## START

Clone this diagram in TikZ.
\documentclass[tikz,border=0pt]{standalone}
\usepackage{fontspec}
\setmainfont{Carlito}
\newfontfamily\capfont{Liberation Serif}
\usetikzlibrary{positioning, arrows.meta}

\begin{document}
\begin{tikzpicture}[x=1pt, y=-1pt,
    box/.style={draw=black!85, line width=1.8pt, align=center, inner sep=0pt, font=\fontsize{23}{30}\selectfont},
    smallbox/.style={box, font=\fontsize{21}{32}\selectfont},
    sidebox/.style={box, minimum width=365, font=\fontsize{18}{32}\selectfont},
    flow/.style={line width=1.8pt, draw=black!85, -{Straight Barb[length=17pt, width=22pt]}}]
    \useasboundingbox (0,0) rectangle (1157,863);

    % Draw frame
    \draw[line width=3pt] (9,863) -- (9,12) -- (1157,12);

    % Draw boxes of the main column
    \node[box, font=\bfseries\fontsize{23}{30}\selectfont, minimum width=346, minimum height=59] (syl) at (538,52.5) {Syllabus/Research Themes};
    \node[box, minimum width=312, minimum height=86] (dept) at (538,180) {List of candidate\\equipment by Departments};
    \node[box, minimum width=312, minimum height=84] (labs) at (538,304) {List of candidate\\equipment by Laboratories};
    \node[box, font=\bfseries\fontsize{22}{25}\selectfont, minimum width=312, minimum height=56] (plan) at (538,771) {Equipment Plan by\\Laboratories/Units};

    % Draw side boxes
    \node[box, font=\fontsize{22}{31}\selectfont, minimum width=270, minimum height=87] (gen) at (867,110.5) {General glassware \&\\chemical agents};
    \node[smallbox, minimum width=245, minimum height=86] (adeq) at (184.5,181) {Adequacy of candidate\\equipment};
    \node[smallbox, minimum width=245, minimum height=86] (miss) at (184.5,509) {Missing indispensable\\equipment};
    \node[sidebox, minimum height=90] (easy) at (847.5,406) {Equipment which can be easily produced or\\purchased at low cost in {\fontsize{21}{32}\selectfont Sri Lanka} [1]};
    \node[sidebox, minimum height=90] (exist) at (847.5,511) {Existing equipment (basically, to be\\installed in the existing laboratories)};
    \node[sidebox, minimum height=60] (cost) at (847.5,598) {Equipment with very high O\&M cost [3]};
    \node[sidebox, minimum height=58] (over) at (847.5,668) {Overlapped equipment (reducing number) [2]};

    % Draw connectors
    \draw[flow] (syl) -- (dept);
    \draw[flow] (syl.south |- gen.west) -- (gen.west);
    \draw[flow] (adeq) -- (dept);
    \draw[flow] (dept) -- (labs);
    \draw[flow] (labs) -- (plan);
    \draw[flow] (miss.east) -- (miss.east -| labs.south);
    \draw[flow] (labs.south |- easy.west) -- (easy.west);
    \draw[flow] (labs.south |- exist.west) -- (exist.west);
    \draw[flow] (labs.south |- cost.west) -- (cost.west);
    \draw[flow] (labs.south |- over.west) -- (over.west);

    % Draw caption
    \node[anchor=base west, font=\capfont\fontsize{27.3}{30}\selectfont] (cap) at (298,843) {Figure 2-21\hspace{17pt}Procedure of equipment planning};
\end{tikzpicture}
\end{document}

## END

**Set task**
Copy out the whole listing exactly as written.

**Final answer**
Clone this diagram in TikZ.
\documentclass[tikz,border=0pt]{standalone}
\usepackage{fontspec}
\setmainfont{Carlito}
\newfontfamily\capfont{Liberation Serif}
\usetikzlibrary{positioning, arrows.meta}

\begin{document}
\begin{tikzpicture}[x=1pt, y=-1pt,
    box/.style={draw=black!85, line width=1.8pt, align=center, inner sep=0pt, font=\fontsize{23}{30}\selectfont},
    smallbox/.style={box, font=\fontsize{21}{32}\selectfont},
    sidebox/.style={box, minimum width=365, font=\fontsize{18}{32}\selectfont},
    flow/.style={line width=1.8pt, draw=black!85, -{Straight Barb[length=17pt, width=22pt]}}]
    \useasboundingbox (0,0) rectangle (1157,863);

    % Draw frame
    \draw[line width=3pt] (9,863) -- (9,12) -- (1157,12);

    % Draw boxes of the main column
    \node[box, font=\bfseries\fontsize{23}{30}\selectfont, minimum width=346, minimum height=59] (syl) at (538,52.5) {Syllabus/Research Themes};
    \node[box, minimum width=312, minimum height=86] (dept) at (538,180) {List of candidate\\equipment by Departments};
    \node[box, minimum width=312, minimum height=84] (labs) at (538,304) {List of candidate\\equipment by Laboratories};
    \node[box, font=\bfseries\fontsize{22}{25}\selectfont, minimum width=312, minimum height=56] (plan) at (538,771) {Equipment Plan by\\Laboratories/Units};

    % Draw side boxes
    \node[box, font=\fontsize{22}{31}\selectfont, minimum width=270, minimum height=87] (gen) at (867,110.5) {General glassware \&\\chemical agents};
    \node[smallbox, minimum width=245, minimum height=86] (adeq) at (184.5,181) {Adequacy of candidate\\equipment};
    \node[smallbox, minimum width=245, minimum height=86] (miss) at (184.5,509) {Missing indispensable\\equipment};
    \node[sidebox, minimum height=90] (easy) at (847.5,406) {Equipment which can be easily produced or\\purchased at low cost in {\fontsize{21}{32}\selectfont Sri Lanka} [1]};
    \node[sidebox, minimum height=90] (exist) at (847.5,511) {Existing equipment (basically, to be\\installed in the existing laboratories)};
    \node[sidebox, minimum height=60] (cost) at (847.5,598) {Equipment with very high O\&M cost [3]};
    \node[sidebox, minimum height=58] (over) at (847.5,668) {Overlapped equipment (reducing number) [2]};

    % Draw connectors
    \draw[flow] (syl) -- (dept);
    \draw[flow] (syl.south |- gen.west) -- (gen.west);
    \draw[flow] (adeq) -- (dept);
    \draw[flow] (dept) -- (labs);
    \draw[flow] (labs) -- (plan);
    \draw[flow] (miss.east) -- (miss.east -| labs.south);
    \draw[flow] (labs.south |- easy.west) -- (easy.west);
    \draw[flow] (labs.south |- exist.west) -- (exist.west);
    \draw[flow] (labs.south |- cost.west) -- (cost.west);
    \draw[flow] (labs.south |- over.west) -- (over.west);

    % Draw caption
    \node[anchor=base west, font=\capfont\fontsize{27.3}{30}\selectfont] (cap) at (298,843) {Figure 2-21\hspace{17pt}Procedure of equipment planning};
\end{tikzpicture}
\end{document}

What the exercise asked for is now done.